There are 69 people impacted by this survey. The Department of Administration said Friday it did not immediately know if any official has declined the increase.
According to the survey, the governor is to be paid $122,693 as of July 1, which is $4,296 more than what was set in 2019.
The salary for the Montana governor ranked third out of the five states as of June 2020. Idaho’s governor topped the list with $138,302, followed by North Dakota with $135,364 and by Montana with $118,397. South Dakota’s salary for the top executive was $116,400 and Wyoming’s governor was paid $105,000.
That set the average at $122,693.
The salary for Lt. Gov. Kristen Juras will remain $90,140, according to the survey. That salary was ranked fourth out of the five states surveyed. North Dakota was first, as it pays its lieutenant governor $105,285 a year, but South Dakota ranked fifth with a salary of $56,375.

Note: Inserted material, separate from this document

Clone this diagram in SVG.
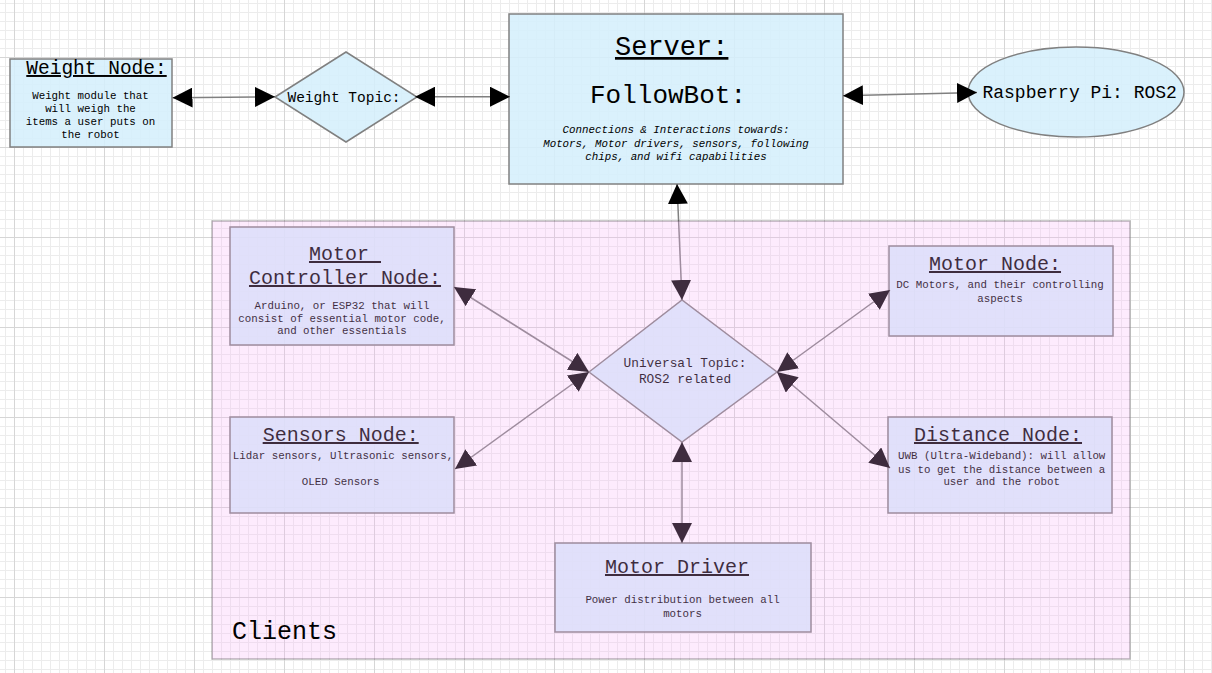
<svg xmlns="http://www.w3.org/2000/svg" width="1212" height="673" viewBox="0 0 1212 673">
<defs>
<pattern id="minor" width="9" height="9" patternUnits="userSpaceOnUse" x="14" y="57"><path d="M0.5 0V9M0 0.5H9" fill="none" stroke="#ececec" stroke-width="1"/></pattern>
<pattern id="major" width="90" height="90" patternUnits="userSpaceOnUse" x="14" y="57"><path d="M0.5 0V90M0 0.5H90" fill="none" stroke="#d6d6d6" stroke-width="1"/></pattern>
<marker id="ah" viewBox="0 0 20 20" refX="20" refY="10" markerWidth="20" markerHeight="20" markerUnits="userSpaceOnUse" orient="auto-start-reverse"><path d="M0 0L20 10L0 20Z" fill="#000"/></marker>
</defs>
<style>
text{font-family:"Liberation Mono","DejaVu Sans Mono",monospace;fill:#000}
.box{fill:#d5effc;fill-opacity:0.88;stroke:#808080;stroke-width:1.5}
.t{font-size:20px;text-anchor:middle;text-decoration:underline}
.b{font-size:10.8px;text-anchor:middle}
.i{font-size:10.8px;text-anchor:middle;font-style:italic}
.e{fill:none;stroke:#808080;stroke-width:1.5;marker-start:url(#ah);marker-end:url(#ah)}
</style>
<rect width="1212" height="673" fill="#fff"/>
<rect width="1212" height="673" fill="url(#minor)"/>
<rect width="1212" height="673" fill="url(#major)"/>

<g id="weight-node">
<rect class="box" x="10" y="59" width="162" height="88"/>
<text class="t" x="96.5" y="74" style="font-size:19.5px">Weight Node:</text>
<text class="b" x="90.5" y="98.7">Weight module that</text>
<text class="b" x="90.5" y="111.7">will weigh the</text>
<text class="b" x="90.5" y="124.7">items a user puts on</text>
<text class="b" x="90.5" y="137.7">the robot</text>
</g>

<g id="weight-topic">
<polygon class="box" points="275,97 346,52 417,97 346,142"/>
<text x="344" y="101.7" style="font-size:14.5px;text-anchor:middle">Weight Topic:</text>
</g>

<g id="server">
<rect class="box" x="509" y="14" width="334" height="170"/>
<text x="671.7" y="55" style="font-size:27px;text-anchor:middle;text-decoration:underline">Server:</text>
<text x="668" y="103.3" style="font-size:26px;text-anchor:middle">FollowBot:</text>
<text class="i" x="676" y="133.3">Connections &amp; Interactions towards:</text>
<text class="i" x="676" y="146.7">Motors, Motor drivers, sensors, following</text>
<text class="i" x="676" y="159.5">chips, and wifi capabilities</text>
</g>

<g id="raspberry-pi">
<ellipse class="box" cx="1076" cy="92" rx="108" ry="45"/>
<text x="1079.7" y="98" style="font-size:18px;text-anchor:middle">Raspberry Pi: ROS2</text>
</g>

<g id="motor-controller-node">
<rect class="box" x="230" y="227" width="224" height="118"/>
<text class="t" x="345" y="260" xml:space="preserve">Motor </text>
<text class="t" x="345" y="284">Controller Node:</text>
<text class="b" x="342" y="309">Arduino, or ESP32 that will</text>
<text class="b" x="342" y="321.7">consist of essential motor code,</text>
<text class="b" x="342" y="334.4">and other essentials</text>
</g>

<g id="motor-node">
<rect class="box" x="889" y="246" width="224" height="90"/>
<text class="t" x="995" y="270">Motor Node:</text>
<text class="b" x="1000" y="288">DC Motors, and their controlling</text>
<text class="b" x="1000" y="301.7">aspects</text>
</g>

<g id="universal-topic">
<polygon class="box" points="589,372 682,300 777,372 682,442"/>
<text class="b" x="685" y="367" style="font-size:12.8px">Universal Topic:</text>
<text class="b" x="685" y="383" style="font-size:12.8px">ROS2 related</text>
</g>

<g id="sensors-node">
<rect class="box" x="230" y="417" width="224" height="96"/>
<text class="t" x="340.7" y="441">Sensors Node:</text>
<text class="b" x="343" y="459">Lidar sensors, Ultrasonic sensors,</text>
<text class="b" x="340.7" y="485">OLED Sensors</text>
</g>

<g id="distance-node">
<rect class="box" x="888" y="417" width="224" height="96"/>
<text class="t" x="998" y="441">Distance Node:</text>
<text class="b" x="1001.7" y="459">UWB (Ultra-Wideband): will allow</text>
<text class="b" x="1001.7" y="472.7">us to get the distance between a</text>
<text class="b" x="1001.7" y="485.4">user and the robot</text>
</g>

<g id="motor-driver">
<rect class="box" x="555" y="543" width="256" height="89"/>
<text class="t" x="677" y="573">Motor Driver</text>
<text class="b" x="682.6" y="603">Power distribution between all</text>
<text class="b" x="682.6" y="616.7">motors</text>
</g>

<g id="connectors">
<path class="e" d="M172.5 97.7L275 96.7"/>
<path class="e" d="M415 96.7L510 96.7"/>
<path class="e" d="M843 95.7L977 92.5"/>
<path class="e" d="M677 184L682 300"/>
<path class="e" d="M454 287L589 372"/>
<path class="e" d="M455 469L589 372"/>
<path class="e" d="M890 290L777 372"/>
<path class="e" d="M890 468L777 372"/>
<path class="e" d="M682 442L682 543"/>
</g>

<g id="clients">
<rect x="212" y="221" width="918" height="438" fill="#f7aef7" fill-opacity="0.25" stroke="#000" stroke-opacity="0.27" stroke-width="1.5"/>
<text x="232" y="639" style="font-size:25px">Clients</text>
</g>
</svg>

Attorney General Austin Knudsen will get a 3.2% increase, a $4,543 raise, to $145,566, and Secretary of State Christi Jacobsen will get a 3.7% increase, to $101,718, the survey states.
Elsie Arntzen, the superintendent of public instruction, is due a 0.4% increase, an extra $431, to $116,809.
Troy Downing, the state auditor, will get a 9% increase to $100,545. His salary ranked fourth in the five-state survey.
The Public Service Commission chair gets a 3.1% increase to $114,653, while a PSC member’s new salary will get a 3.2% hike to $112,443.
Mike McGrath, the Supreme Court chief justice, will get a 4.2% raise to $157,784, and the other justices will also get a 4.2% raise to $155,920. District judges, which includes the Workers’ Compensation judge, get a 4.3% raise to $142,683, according to the survey. Court Clerk Bowen Greenwood will not get a raise, according to the survey.
To see the chart, go to https://hr.mt.gov/hr-portal/pay-plans.
Outside of the survey, state employees will see no pay raise during the next fiscal year, but will get a 55-cent-per-hour increase the following fiscal year with the passage of House Bill 13.
Gianforte said in January that state agency directors he nominated would receive more pay than their predecessors, citing low pay compared to other states as the reason. The higher pay ranged from 5% to 46%.